Pierre Gramegna, here delivering the 2019 budget in April, said he was pleased that Luxembourg’s VAT gap shrank to just 0.7% in 2017.
Photo: Matic Zorman
Finance minister praises authorities as Luxembourg ranks second in EU table.
The grand duchy’s so-called VAT gap shrunk to just 0.7% in 2017 from 3.3% in 2016, a study released by the European Commission has found. Only Cyprus, at 0.6%, recorded a better result. Sweden, at 1.5%, was the only other country to have a gap below 2%. The European Commission defines the VAT gap as the overall difference between expected VAT revenue and the amount actually collected. It provides an estimate of revenue loss due to fraud and evasion, tax avoidance, bankruptcies, financial insolvencies as well as miscalculations.

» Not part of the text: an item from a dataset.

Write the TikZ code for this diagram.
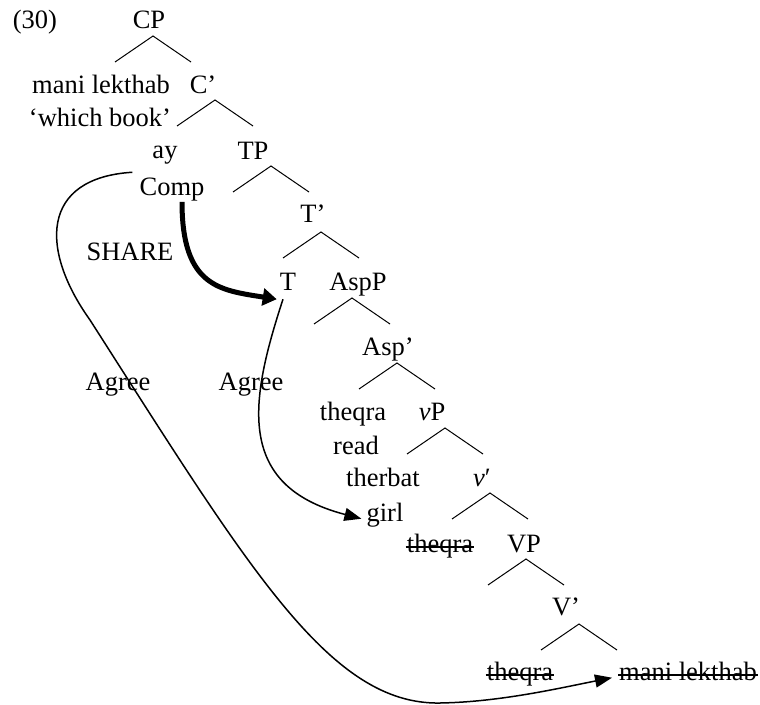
\documentclass[tikz,border=0pt]{standalone}
\usepackage{fontspec}
\setmainfont{Liberation Serif}
\usetikzlibrary{arrows.meta}

\begin{document}
\begin{tikzpicture}[x=1pt, y=-1pt, font=\fontsize{26.5}{32}\selectfont,
    every node/.style={inner sep=1pt, anchor=base},
    branch/.style={line width=1pt},
    strike/.style={line width=1.3pt},
    agree/.style={line width=1.5pt, -{Triangle[length=17pt,width=13pt]}},
    share/.style={line width=5pt, -{Triangle[length=14pt,width=17pt]}}]
    \useasboundingbox (0,0) rectangle (760,704);
    % tree labels
    \node (num) at (35,28) {(30)};
    \node (cp) at (149,28) {CP};
    \node (mani) at (101,93) {mani lekthab};
    \node (cbar) at (203,93) {C’};
    \node (gloss) at (100,126) {‘which book’};
    \node (ay) at (165,158) {ay};
    \node (tp) at (253,159) {TP};
    \node (comp) at (172,195) {Comp};
    \node (tbar) at (313,222) {T’};
    \node (share) at (130,260) {SHARE};
    \node (t) at (288,290) {T};
    \node (aspp) at (358,290) {AspP};
    \node (aspbar) at (388,355) {Asp’};
    \node (agreeA) at (118,390) {Agree};
    \node (agreeB) at (251,390) {Agree};
    \node (theqraA) at (353,420) {theqra};
    \node (vp) at (432,420) {\textit{v}P};
    \node (read) at (356,454) {read};
    \node (therbat) at (383,486) {therbat};
    \node (vbar) at (482,486) {\textit{v}′};
    \node (girl) at (385,521) {girl};
    \node (theqraB) at (440,552) {theqra};
    \node (bigvp) at (524,552) {VP};
    \node (bigvbar) at (566,615) {V’};
    \node (theqraC) at (520,680) {theqra};
    \node (maniC) at (688,680) {mani lekthab};
    % struck copies
    \foreach \n in {theqraB, theqraC, maniC}
        \draw[strike] ([yshift=5pt]\n.base west) -- ([yshift=5pt]\n.base east);
    % branches
    \foreach \px/\py in {153/36, 215/100, 271/166, 321/232, 352/298,
                         397/363, 445/428, 490/493, 526/559, 579/624}
        \draw[branch] (\px-38,\py+26) -- (\px,\py) -- (\px+38,\py+26);
    % arrows
    \draw[share] ([xshift=10pt]comp.south) .. controls +(0,85) and +(-57,-9)
        .. ([xshift=-2pt,yshift=-8pt]t.south west);
    \draw[agree] ([xshift=-5pt,yshift=-8pt]t.south) .. controls +(-33,101) and +(-127,-33)
        .. ([xshift=-4pt]girl.mid west);
    \draw[agree] ([xshift=-6pt,yshift=4pt]comp.north west)
        .. controls (40,178) and (40,250) .. (90,320)
        .. controls (250,570) and (330,705) .. (440,703)
        .. controls (500,702) and (560,688) .. ([xshift=-6pt]maniC.mid west);
\end{tikzpicture}
\end{document}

The Commission report says that EU countries lost €137 billion in value-added tax revenues in 2017, but it did shrink by €7.9 billion. Commissioner for economic and financial affairs, Pierre Moscovici said a thorough reform of the VAT system to make it more fraud-proof was still required. “Our proposals to introduce a definitive and business-friendly VAT system remain on the table. Member States cannot afford to stand by while billions are lost to illegal VAT carousel fraud and inconsistencies in the system.”
The VAT gap decreased in 25 member states, with Malta (-7%), Poland (-6%) and Cyprus (-4%) showing the best improvements. But it grew in Greece by 2.6%, in Latvia by 1.9% and in Germany by 0.2%.
Luxembourg’s VAT revenue in 2017 amounted to €3,469 million. Several businesses that Delano has spoken to said that the authorities have been far less lenient in allowing delays to VAT bill payments. But finance minister Pierre Gramegna said he was “pleased with this good result” and that he “would like to congratulate the Administration de l'enregistrement, des domaines et de la TVA for its excellent work.”
The VAT gap report now includes “fast estimates” for the year preceding the publication year that indicate that the VAT gap will likely continue its downward trend and fall below €130 billion and 10% of the VAT total tax liability in 2018, the Commission said in a statement.